Instructions to follow: Find the string "matplotlib" in the listing and report every line that has it.

Source data:
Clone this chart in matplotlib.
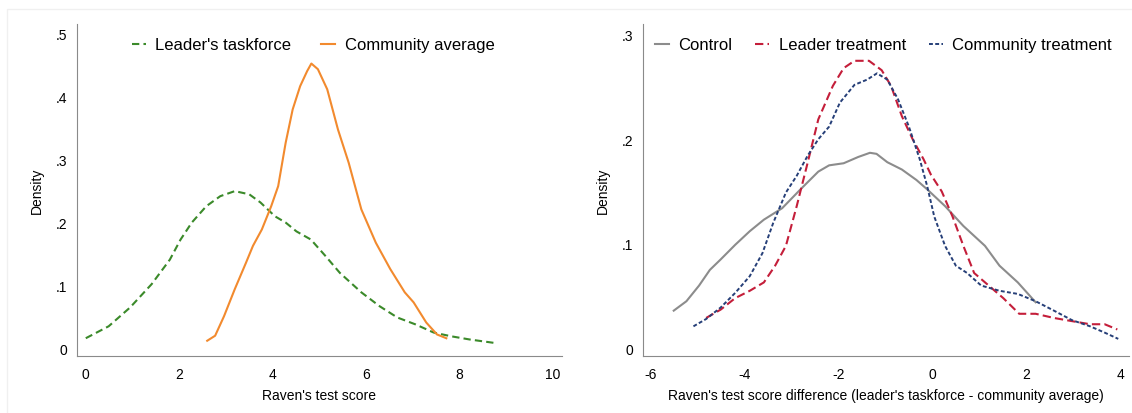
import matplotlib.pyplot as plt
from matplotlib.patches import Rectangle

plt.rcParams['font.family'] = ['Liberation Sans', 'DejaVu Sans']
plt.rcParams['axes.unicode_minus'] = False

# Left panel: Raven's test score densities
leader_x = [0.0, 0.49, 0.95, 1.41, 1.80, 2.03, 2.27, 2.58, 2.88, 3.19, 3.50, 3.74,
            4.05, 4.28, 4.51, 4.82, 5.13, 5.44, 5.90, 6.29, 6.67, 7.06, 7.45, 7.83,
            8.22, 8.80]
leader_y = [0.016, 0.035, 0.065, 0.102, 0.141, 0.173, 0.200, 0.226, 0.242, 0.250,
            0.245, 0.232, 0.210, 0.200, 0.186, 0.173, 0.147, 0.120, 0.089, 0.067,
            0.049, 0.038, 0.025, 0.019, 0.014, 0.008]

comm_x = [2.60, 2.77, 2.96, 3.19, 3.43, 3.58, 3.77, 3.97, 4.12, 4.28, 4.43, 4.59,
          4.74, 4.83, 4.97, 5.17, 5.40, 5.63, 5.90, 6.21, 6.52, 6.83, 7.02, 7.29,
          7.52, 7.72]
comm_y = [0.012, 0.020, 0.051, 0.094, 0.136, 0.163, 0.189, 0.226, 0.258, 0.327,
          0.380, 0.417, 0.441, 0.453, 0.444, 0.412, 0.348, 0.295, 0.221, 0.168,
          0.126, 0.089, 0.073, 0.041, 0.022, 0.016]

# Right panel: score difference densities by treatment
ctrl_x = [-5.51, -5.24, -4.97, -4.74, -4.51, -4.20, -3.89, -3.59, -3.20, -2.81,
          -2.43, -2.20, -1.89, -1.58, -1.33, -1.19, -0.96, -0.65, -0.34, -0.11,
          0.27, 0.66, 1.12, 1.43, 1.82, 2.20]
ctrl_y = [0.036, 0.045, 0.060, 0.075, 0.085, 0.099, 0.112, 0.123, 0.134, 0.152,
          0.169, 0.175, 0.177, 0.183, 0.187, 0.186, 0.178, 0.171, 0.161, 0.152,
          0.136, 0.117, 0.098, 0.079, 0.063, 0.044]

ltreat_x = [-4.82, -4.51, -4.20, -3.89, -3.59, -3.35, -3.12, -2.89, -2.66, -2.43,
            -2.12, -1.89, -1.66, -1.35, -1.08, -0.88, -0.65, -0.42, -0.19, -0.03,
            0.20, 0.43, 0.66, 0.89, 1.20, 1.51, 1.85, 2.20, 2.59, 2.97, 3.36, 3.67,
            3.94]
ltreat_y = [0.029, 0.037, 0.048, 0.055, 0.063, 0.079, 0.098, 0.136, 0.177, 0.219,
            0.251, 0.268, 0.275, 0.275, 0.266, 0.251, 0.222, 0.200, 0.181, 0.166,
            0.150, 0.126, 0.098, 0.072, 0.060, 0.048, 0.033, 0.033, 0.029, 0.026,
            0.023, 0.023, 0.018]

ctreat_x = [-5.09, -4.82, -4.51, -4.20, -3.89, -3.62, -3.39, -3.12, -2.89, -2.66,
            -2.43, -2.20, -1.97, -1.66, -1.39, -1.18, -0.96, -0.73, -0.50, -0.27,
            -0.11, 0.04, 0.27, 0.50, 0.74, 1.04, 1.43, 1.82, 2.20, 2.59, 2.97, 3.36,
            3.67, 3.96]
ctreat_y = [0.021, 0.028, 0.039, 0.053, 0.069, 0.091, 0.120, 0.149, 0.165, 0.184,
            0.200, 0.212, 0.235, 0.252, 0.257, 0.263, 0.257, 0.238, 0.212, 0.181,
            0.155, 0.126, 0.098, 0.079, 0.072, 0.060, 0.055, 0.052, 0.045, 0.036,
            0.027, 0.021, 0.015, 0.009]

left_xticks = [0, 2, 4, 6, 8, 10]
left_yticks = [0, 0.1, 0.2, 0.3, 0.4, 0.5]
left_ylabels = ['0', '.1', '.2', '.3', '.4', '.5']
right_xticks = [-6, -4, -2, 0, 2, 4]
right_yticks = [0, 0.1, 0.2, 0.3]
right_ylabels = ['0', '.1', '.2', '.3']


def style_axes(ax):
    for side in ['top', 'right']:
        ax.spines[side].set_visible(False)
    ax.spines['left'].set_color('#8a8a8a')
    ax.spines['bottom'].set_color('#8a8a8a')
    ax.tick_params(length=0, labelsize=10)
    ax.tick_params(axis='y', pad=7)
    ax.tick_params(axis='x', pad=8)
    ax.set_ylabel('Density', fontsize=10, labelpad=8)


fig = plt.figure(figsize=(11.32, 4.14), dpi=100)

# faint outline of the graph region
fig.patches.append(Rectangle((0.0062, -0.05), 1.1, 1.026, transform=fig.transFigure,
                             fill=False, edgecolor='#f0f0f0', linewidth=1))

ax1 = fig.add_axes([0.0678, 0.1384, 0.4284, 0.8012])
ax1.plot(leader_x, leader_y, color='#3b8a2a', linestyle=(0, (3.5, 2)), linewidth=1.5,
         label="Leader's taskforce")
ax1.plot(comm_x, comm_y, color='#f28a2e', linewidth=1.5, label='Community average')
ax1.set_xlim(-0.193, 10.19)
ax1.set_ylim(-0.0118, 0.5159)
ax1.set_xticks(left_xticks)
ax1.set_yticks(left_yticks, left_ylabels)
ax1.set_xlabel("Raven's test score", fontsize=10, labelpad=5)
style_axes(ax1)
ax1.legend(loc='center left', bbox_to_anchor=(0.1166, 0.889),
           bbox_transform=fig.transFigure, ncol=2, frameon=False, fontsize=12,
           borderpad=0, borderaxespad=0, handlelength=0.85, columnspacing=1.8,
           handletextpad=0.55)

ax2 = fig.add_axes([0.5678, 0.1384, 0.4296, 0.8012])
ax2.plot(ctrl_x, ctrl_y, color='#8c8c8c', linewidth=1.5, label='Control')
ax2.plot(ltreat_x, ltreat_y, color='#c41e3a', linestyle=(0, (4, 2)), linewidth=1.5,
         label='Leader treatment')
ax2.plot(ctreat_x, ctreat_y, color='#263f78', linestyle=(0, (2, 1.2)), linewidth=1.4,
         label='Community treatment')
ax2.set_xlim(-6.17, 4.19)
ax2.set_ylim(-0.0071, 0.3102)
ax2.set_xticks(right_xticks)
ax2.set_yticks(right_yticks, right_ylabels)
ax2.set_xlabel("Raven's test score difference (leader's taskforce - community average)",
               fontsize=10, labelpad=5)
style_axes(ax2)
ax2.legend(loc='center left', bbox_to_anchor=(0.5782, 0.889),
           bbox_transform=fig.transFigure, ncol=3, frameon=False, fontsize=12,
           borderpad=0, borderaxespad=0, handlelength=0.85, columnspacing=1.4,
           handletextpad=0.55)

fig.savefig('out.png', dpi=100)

Task result:
Clone this chart in matplotlib.
import matplotlib.pyplot as plt
from matplotlib.patches import Rectangle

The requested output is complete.